### Problem description
In the listing below, find the line containing "What D3.js code" and the line containing "var barW = x(78.58) - x(78);". Repeat exactly those two lines and every line between them, nothing more.

# # # #

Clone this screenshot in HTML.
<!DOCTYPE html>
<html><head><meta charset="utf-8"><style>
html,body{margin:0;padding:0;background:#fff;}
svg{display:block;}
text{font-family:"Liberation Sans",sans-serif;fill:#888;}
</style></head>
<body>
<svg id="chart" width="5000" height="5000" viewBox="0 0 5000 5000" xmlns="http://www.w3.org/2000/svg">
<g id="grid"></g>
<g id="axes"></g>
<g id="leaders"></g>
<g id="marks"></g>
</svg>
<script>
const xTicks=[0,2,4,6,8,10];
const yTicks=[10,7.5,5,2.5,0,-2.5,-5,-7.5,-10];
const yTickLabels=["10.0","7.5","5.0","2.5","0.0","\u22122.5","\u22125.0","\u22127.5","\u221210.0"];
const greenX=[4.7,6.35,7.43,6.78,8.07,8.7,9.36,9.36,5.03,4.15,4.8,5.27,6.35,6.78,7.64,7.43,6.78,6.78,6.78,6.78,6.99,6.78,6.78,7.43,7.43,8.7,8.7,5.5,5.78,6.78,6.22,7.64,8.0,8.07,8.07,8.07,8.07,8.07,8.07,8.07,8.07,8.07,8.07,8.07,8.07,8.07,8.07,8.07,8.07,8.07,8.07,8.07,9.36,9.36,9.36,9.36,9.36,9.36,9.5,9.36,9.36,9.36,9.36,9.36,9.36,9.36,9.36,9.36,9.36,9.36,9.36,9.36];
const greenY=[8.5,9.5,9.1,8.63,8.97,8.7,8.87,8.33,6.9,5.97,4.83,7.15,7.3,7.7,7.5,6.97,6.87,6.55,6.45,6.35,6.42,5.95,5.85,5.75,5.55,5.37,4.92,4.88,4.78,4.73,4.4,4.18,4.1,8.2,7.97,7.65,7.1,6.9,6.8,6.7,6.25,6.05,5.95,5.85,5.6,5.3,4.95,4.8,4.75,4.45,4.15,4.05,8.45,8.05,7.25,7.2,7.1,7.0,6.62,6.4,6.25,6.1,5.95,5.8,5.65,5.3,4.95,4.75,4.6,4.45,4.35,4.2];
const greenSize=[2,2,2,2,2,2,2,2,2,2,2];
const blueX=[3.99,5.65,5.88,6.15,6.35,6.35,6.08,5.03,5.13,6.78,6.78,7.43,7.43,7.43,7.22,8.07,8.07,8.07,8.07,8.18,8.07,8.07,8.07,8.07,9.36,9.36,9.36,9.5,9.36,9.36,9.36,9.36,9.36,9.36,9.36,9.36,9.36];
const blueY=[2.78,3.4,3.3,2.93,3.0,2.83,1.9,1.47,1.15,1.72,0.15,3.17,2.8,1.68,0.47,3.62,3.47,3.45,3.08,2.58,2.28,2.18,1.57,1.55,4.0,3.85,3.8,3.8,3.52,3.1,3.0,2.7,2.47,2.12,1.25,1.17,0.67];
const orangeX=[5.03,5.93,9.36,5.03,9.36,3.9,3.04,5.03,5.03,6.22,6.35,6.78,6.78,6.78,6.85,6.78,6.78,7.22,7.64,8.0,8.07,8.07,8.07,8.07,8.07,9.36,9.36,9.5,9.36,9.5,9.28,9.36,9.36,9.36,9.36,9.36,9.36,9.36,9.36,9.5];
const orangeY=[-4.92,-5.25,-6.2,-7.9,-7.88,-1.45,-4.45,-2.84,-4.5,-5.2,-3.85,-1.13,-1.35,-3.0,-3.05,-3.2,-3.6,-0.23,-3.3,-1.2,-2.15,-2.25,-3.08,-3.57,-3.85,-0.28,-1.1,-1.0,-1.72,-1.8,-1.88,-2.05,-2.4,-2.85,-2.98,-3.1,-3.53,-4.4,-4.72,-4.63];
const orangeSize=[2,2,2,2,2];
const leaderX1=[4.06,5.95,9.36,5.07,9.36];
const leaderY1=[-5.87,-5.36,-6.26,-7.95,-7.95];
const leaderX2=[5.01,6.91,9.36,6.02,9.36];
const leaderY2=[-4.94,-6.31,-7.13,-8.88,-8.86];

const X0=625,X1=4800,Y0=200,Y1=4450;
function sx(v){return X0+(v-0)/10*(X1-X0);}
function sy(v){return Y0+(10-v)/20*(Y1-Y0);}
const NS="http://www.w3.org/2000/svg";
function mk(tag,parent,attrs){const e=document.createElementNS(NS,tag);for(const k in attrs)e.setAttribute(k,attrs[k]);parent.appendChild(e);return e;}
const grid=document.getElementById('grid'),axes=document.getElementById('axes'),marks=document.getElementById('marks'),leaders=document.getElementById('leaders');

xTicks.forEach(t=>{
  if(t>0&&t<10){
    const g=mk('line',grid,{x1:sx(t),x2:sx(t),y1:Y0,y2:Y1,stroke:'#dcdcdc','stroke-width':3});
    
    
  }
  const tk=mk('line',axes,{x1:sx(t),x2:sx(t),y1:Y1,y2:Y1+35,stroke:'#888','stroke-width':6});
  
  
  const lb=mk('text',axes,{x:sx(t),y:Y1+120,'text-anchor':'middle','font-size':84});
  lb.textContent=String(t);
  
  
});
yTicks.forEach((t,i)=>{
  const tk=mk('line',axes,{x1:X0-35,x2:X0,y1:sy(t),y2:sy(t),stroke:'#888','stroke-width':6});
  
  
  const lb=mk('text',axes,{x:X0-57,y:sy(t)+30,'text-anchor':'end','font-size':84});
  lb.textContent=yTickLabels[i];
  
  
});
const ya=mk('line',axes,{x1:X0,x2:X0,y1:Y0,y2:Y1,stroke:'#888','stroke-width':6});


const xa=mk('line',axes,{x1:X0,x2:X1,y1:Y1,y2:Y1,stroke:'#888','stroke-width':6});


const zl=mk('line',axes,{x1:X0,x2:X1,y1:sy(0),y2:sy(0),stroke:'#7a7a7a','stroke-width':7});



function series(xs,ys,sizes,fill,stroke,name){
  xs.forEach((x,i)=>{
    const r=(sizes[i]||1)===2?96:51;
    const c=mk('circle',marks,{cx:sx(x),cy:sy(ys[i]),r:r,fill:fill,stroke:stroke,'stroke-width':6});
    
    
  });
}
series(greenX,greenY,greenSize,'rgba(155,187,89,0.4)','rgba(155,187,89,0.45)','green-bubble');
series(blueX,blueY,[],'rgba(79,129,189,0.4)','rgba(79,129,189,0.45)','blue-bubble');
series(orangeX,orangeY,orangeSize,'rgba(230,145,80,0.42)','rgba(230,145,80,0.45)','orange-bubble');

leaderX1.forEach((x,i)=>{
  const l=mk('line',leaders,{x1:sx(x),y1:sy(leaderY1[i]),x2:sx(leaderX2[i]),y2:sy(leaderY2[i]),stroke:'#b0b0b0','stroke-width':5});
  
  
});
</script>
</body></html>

# # # #

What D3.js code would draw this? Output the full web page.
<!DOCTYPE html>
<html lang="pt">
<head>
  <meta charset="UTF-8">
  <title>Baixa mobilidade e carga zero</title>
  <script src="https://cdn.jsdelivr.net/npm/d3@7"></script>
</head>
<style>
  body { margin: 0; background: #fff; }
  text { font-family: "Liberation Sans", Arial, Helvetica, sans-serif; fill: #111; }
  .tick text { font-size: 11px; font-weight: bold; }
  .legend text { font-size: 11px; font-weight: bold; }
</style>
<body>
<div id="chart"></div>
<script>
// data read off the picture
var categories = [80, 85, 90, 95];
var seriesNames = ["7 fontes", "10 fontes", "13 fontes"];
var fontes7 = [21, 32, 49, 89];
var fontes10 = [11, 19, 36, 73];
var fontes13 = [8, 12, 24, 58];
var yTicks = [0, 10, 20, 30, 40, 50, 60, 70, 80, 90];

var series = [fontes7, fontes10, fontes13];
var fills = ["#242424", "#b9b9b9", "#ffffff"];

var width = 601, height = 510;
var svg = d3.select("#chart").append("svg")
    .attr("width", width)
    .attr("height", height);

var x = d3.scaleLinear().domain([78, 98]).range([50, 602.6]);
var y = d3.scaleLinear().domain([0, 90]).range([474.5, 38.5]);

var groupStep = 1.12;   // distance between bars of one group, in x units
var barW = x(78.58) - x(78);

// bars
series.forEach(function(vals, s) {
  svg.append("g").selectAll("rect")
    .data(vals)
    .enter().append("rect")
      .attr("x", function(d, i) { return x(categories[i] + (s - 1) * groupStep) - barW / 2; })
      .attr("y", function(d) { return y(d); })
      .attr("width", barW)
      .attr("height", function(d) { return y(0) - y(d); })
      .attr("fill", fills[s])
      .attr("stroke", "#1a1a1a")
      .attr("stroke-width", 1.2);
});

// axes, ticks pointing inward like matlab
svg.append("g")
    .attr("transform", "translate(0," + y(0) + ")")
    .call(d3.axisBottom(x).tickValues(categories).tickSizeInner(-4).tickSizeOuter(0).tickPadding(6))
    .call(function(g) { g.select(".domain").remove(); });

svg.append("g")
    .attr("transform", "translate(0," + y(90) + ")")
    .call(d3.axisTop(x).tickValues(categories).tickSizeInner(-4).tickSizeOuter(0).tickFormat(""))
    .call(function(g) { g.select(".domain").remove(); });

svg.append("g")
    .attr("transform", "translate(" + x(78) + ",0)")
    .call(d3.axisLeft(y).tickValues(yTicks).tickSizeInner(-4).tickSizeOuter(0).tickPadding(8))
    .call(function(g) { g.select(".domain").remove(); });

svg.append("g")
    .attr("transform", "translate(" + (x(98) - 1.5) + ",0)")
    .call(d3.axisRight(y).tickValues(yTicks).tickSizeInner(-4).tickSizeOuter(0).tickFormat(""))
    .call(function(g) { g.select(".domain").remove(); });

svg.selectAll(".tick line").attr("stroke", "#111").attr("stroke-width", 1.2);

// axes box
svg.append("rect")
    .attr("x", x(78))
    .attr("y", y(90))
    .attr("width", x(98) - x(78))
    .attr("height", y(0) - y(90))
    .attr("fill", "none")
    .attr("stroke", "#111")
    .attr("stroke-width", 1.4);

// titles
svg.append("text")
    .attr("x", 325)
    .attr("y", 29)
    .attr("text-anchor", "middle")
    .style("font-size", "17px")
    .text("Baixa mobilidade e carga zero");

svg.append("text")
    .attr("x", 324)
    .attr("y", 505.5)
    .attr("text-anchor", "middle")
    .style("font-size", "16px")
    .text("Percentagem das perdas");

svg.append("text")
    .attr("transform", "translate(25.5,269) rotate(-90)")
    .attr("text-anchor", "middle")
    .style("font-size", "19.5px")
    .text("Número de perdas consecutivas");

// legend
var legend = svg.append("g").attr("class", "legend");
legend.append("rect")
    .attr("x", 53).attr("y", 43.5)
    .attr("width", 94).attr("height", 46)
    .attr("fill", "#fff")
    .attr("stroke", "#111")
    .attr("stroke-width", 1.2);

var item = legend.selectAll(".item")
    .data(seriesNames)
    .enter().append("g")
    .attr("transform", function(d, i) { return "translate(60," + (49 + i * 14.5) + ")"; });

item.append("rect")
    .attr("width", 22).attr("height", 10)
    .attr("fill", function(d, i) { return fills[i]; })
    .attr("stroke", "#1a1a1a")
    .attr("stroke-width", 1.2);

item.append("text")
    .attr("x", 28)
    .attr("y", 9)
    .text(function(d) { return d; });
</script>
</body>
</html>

# # # #

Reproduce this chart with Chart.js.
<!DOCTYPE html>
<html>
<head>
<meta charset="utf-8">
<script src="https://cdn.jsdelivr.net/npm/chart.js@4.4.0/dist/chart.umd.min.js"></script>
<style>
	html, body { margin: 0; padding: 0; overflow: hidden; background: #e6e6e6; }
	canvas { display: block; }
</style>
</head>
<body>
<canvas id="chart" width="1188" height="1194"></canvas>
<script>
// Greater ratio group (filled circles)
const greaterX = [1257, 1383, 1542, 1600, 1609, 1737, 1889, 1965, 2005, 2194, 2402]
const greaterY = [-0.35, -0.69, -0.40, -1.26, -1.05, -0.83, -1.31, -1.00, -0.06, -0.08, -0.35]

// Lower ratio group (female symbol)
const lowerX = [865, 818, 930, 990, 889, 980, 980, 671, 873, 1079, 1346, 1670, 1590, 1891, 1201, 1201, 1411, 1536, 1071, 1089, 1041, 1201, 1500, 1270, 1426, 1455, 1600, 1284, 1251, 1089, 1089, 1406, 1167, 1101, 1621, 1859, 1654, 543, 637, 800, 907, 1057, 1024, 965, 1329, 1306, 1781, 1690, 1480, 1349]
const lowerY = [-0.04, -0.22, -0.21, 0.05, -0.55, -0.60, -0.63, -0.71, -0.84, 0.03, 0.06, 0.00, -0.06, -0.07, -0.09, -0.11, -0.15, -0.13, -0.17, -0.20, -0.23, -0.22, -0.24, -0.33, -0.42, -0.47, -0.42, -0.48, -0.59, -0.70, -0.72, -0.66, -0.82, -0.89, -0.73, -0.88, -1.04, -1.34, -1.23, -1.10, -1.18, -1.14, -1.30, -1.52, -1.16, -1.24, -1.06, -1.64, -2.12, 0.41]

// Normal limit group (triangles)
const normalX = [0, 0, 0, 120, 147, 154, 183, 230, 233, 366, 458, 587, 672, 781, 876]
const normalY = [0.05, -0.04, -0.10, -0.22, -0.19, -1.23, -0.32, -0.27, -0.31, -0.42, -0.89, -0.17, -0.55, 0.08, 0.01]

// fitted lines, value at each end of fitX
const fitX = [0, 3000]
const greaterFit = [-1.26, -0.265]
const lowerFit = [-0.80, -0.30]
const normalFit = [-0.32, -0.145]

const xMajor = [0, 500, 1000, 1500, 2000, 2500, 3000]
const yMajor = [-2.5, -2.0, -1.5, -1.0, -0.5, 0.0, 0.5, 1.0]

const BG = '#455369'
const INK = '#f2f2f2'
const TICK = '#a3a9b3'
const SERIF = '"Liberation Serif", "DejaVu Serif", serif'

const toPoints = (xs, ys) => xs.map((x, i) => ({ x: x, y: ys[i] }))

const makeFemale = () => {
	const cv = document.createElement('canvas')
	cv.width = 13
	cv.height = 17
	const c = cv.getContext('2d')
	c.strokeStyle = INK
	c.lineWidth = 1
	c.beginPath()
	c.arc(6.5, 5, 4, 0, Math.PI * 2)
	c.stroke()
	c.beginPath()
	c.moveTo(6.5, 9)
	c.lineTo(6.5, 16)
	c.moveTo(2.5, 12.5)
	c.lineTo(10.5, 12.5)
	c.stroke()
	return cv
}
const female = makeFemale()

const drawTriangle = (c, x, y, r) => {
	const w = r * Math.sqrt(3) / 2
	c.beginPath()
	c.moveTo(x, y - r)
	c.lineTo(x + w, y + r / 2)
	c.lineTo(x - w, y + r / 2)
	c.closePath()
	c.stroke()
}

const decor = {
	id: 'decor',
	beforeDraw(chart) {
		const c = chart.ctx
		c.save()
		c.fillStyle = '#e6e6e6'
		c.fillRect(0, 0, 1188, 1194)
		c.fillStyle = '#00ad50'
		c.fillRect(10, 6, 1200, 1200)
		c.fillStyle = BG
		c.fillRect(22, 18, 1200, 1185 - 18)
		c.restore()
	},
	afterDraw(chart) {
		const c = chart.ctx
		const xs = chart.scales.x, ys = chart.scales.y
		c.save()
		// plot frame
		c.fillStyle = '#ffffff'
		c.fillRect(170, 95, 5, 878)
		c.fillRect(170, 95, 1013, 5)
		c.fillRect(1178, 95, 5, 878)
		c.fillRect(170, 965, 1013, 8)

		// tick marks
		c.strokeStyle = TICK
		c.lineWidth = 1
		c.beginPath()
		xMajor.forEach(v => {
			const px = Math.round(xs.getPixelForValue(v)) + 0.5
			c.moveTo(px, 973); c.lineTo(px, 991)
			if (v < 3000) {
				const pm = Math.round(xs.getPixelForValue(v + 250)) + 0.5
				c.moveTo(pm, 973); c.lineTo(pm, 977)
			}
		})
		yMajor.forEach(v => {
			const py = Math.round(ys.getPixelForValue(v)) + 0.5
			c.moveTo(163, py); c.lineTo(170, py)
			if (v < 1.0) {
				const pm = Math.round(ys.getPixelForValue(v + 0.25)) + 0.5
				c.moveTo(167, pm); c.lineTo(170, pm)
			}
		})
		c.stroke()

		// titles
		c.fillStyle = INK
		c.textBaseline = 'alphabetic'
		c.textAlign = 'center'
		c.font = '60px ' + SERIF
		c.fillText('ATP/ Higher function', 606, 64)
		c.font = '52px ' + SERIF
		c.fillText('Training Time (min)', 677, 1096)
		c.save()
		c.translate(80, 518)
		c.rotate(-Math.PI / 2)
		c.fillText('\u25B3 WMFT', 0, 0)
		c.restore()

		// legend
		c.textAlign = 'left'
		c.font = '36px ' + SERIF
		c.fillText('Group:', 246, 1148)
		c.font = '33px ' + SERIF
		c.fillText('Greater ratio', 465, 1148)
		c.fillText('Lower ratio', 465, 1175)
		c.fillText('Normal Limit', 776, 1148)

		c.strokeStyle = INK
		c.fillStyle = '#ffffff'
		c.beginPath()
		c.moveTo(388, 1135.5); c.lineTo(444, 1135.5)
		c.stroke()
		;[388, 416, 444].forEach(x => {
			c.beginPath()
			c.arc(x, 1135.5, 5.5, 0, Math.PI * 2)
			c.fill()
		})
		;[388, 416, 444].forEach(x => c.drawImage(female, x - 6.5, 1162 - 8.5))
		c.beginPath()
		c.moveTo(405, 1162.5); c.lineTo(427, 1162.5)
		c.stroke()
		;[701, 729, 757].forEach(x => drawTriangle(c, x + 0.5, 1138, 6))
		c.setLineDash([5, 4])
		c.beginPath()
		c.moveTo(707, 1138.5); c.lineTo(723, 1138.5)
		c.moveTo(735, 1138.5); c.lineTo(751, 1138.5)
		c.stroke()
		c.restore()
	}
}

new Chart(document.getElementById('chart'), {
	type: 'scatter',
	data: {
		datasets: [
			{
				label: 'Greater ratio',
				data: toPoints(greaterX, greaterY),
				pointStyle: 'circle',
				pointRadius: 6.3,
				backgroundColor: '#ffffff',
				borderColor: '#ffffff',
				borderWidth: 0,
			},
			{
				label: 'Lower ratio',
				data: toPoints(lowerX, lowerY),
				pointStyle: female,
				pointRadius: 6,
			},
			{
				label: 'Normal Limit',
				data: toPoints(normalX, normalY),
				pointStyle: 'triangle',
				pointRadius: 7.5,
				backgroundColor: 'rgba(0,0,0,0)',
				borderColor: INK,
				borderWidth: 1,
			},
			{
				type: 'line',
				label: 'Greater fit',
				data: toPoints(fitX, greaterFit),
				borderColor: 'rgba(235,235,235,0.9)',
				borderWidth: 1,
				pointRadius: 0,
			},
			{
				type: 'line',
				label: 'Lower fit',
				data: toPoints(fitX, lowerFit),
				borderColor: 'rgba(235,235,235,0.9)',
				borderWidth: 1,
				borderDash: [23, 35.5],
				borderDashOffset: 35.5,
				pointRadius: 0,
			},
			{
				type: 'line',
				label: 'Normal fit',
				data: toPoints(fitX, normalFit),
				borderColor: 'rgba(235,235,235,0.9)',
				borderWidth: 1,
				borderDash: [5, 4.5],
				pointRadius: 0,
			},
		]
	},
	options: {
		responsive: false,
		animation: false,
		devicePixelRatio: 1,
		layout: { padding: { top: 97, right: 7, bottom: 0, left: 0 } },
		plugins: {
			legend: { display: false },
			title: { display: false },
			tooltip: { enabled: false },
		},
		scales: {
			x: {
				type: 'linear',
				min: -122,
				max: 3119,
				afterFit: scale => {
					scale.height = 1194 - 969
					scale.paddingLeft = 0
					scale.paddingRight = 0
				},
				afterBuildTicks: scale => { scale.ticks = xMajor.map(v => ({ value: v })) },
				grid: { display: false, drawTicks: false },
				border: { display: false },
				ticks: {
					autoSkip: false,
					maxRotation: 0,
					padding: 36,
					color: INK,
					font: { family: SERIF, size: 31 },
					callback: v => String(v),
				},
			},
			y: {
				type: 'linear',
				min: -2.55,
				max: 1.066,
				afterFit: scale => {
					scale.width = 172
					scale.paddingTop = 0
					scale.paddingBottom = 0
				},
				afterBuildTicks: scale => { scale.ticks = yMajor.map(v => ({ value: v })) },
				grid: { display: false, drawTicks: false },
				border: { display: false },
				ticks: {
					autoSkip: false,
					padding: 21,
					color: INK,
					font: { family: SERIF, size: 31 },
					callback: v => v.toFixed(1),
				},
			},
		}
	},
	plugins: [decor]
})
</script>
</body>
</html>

# # # #

### Answer for this exercise
What D3.js code would draw this? Output the full web page.
<!DOCTYPE html>
<html lang="pt">
<head>
  <meta charset="UTF-8">
  <title>Baixa mobilidade e carga zero</title>
  <script src="https://cdn.jsdelivr.net/npm/d3@7"></script>
</head>
<style>
  body { margin: 0; background: #fff; }
  text { font-family: "Liberation Sans", Arial, Helvetica, sans-serif; fill: #111; }
  .tick text { font-size: 11px; font-weight: bold; }
  .legend text { font-size: 11px; font-weight: bold; }
</style>
<body>
<div id="chart"></div>
<script>
// data read off the picture
var categories = [80, 85, 90, 95];
var seriesNames = ["7 fontes", "10 fontes", "13 fontes"];
var fontes7 = [21, 32, 49, 89];
var fontes10 = [11, 19, 36, 73];
var fontes13 = [8, 12, 24, 58];
var yTicks = [0, 10, 20, 30, 40, 50, 60, 70, 80, 90];

var series = [fontes7, fontes10, fontes13];
var fills = ["#242424", "#b9b9b9", "#ffffff"];

var width = 601, height = 510;
var svg = d3.select("#chart").append("svg")
    .attr("width", width)
    .attr("height", height);

var x = d3.scaleLinear().domain([78, 98]).range([50, 602.6]);
var y = d3.scaleLinear().domain([0, 90]).range([474.5, 38.5]);

var groupStep = 1.12;   // distance between bars of one group, in x units
var barW = x(78.58) - x(78);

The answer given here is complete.